Come rut time there are going to be bucks cruising around this area in search of does.
Another thing I like about the rut are funnels too the buck bedding.
After a long night of chasing, the tired buck wants the quickest path with least amount of resistance to their bed. So this is where funnels help a big time!
So I like to identify hot spots for my does and save those spots for pre rut/rut time.
Both deer I shot this year were off of bedding areas.
For someone like Pete though who is a still hunter, it might be taboo, but I am walking bedding areas.
We have all walked up on bedded deer or spooked them from their bed, but guess what, you are right on them and have a shot with a rifle or muzzy.
Taboo to me. I will hunt trails between the bedding area and the feeding areas. I have places on my property that I only go into to search for mushrooms and sheds. Most of the year I stay away. I had a spot where the deer were at every night. I would see 6-12 deer. One year it just shut down. I was at that spot 3-4 times and nothing. Finally I had one doe walk by and she was so skittish. I then learned that on the neighbors property just 100 yds away where the bedding area was had 2 stands in it. His Nephew was hunting it and popped op 2 stand in the middle of the bedding area. The deer left. When I looked for sheds on the neighbors the next spring I found stands in 2 other bedding areas. The deer patterns changed big time after that year.
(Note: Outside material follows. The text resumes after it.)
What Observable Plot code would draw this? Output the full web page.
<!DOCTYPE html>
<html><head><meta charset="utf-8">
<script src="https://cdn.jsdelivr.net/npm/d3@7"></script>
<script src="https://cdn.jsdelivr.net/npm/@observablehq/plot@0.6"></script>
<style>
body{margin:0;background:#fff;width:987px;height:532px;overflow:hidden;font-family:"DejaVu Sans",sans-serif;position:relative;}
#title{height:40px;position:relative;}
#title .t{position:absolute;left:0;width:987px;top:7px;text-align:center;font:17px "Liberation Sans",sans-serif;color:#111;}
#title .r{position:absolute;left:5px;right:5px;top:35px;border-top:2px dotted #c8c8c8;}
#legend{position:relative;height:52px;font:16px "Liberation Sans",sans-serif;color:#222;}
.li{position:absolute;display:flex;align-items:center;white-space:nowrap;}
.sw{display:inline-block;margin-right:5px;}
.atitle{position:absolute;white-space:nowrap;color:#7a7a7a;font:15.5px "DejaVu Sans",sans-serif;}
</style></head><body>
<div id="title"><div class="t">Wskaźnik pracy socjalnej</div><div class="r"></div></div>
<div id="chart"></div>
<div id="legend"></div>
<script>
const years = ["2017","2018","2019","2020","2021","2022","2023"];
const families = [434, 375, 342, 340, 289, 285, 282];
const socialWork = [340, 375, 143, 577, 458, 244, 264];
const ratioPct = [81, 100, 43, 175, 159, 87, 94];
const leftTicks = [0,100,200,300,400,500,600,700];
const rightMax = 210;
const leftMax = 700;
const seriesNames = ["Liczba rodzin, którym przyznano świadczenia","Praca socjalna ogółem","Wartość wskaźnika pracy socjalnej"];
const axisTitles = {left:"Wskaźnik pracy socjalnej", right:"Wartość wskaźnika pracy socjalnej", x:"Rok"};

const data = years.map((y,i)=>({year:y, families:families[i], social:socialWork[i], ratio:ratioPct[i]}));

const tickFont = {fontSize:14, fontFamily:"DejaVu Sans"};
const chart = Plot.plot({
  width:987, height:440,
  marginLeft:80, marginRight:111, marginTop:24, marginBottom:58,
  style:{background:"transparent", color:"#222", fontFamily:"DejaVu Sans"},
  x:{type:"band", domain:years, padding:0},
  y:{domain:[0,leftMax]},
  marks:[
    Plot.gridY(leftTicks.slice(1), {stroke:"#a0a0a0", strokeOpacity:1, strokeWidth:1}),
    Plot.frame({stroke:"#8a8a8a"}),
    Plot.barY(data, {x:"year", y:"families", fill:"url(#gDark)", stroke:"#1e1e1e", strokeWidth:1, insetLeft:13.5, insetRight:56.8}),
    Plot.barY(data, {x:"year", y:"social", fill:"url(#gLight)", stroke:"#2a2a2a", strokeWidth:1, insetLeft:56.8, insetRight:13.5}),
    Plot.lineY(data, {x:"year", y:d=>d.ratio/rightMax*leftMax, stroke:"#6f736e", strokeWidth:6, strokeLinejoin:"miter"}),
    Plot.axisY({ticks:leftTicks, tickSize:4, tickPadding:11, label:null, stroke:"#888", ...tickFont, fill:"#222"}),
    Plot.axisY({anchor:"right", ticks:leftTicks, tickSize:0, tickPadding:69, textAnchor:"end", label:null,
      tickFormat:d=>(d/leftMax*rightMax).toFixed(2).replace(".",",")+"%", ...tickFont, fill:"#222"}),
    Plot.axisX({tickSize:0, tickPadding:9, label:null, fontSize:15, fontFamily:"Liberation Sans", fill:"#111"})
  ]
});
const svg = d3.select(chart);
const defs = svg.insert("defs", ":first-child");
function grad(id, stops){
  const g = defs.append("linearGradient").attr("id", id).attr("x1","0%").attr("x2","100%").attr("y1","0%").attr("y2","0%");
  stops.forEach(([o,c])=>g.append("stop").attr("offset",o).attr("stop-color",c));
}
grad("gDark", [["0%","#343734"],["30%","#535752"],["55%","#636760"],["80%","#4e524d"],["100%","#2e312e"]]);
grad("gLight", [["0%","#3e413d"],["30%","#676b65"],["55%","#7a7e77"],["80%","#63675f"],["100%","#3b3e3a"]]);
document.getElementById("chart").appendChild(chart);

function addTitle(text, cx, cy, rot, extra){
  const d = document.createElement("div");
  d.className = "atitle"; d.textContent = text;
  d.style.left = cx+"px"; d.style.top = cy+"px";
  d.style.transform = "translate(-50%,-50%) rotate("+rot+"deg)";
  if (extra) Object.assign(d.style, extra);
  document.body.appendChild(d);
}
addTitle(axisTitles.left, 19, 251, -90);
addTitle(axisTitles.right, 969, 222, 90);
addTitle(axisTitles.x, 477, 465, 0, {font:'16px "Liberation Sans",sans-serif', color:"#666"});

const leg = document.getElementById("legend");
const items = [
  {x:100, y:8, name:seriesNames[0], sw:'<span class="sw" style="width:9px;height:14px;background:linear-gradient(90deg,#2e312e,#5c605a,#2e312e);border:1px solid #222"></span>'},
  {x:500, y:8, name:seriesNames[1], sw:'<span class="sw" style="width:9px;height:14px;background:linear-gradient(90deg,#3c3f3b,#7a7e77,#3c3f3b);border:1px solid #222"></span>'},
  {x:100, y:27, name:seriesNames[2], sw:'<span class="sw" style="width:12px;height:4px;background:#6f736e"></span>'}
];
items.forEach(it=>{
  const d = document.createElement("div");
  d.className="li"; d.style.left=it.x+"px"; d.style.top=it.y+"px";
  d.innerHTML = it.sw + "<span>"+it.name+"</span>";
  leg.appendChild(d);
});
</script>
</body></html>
I was born, and brought up in Mass. Whitetails are what my dad taught me on to still hunt. Bedding areas were the #1 target. After whitetails...elk were easy.
I don\'t recommend you try whitetail bedding areas unless you have some good guidance, but it can certainly be done.
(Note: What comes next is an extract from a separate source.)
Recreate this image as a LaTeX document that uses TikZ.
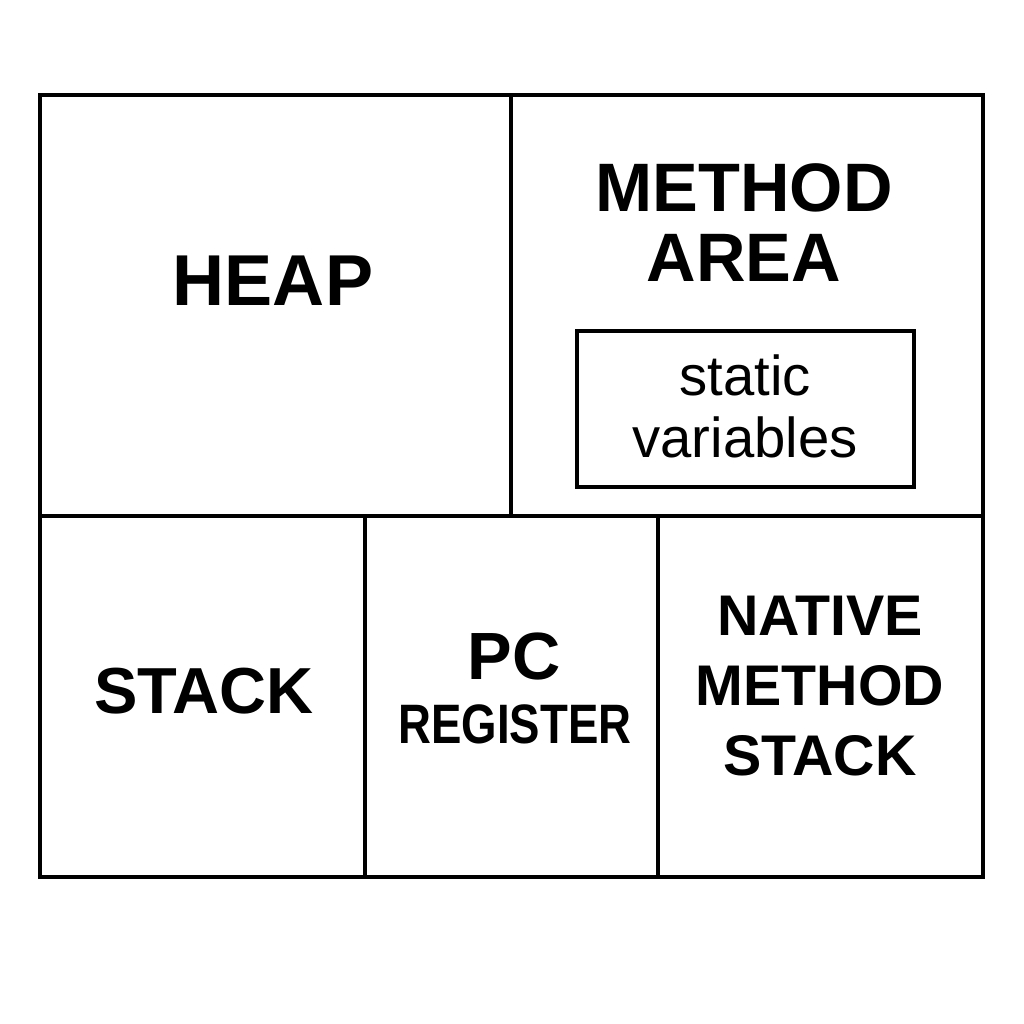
\documentclass[tikz,border=0pt]{standalone}
\usepackage{fontspec}
\setmainfont{Liberation Sans}
\begin{document}
\begin{tikzpicture}[x=0.01cm,y=-0.01cm,line width=0.9pt,
    region/.style={inner sep=0pt,align=center}]
    \useasboundingbox (0,0) rectangle (1024,1024);

    % Outer frame and dividers
    \draw (40,95) rectangle (983,877);
    \draw (40,516) -- (983,516);
    \draw (511,95) -- (511,516);
    \draw (365,516) -- (365,877);
    \draw (658,516) -- (658,877);

    % Heap
    \node [region,font=\fontsize{20.5}{24}\selectfont\bfseries] (heap) at (273,280.5) {HEAP};

    % Method area with static variables
    \node [region,font=\fontsize{19.5}{19.8}\selectfont\bfseries] (method) at (744,222.5) {METHOD\\AREA};
    \draw (577,331) rectangle (914,487);
    \node [region,font=\fontsize{16}{17.6}\selectfont] (static) at (745,406) {static\\variables};

    % Stack
    \node [region,font=\fontsize{18.5}{22}\selectfont\bfseries] (stack) at (204,691) {STACK};

    % PC register
    \node [region,font=\fontsize{19}{22}\selectfont\bfseries] (pc) at (514,656.5) {PC};
    \node [region,font=\fontsize{15.8}{19}\selectfont\bfseries,xscale=0.82] (pcreg) at (515,724) {REGISTER};

    % Native method stack
    \node [region,font=\fontsize{16.3}{19.9}\selectfont\bfseries] (native) at (820,686) {NATIVE\\METHOD\\STACK};
\end{tikzpicture}
\end{document}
That is something I absolutely do not do but then I have three months to hunt in the same areas every year. Deer will always stay where there is food, cover and privacy. You can have all the food and cover in the world but no deer if you keep chasing them out. A few does and small bucks will put up with that but not an older big one! In fact one time kicking a big one out can be all it takes for him to never be seen again. It took me quite a few years to fully realize that really big bucks were a totally different breed. Now if I only had a week or a little more to hunt I would be more aggressive. From about the middle of the summer to the end of the year I may go into the thick bedding areas one or possibly two times just too see if anything has changed since the previous year. Turkey hunting is the most invasive time of the year. Fortunately it\'s early.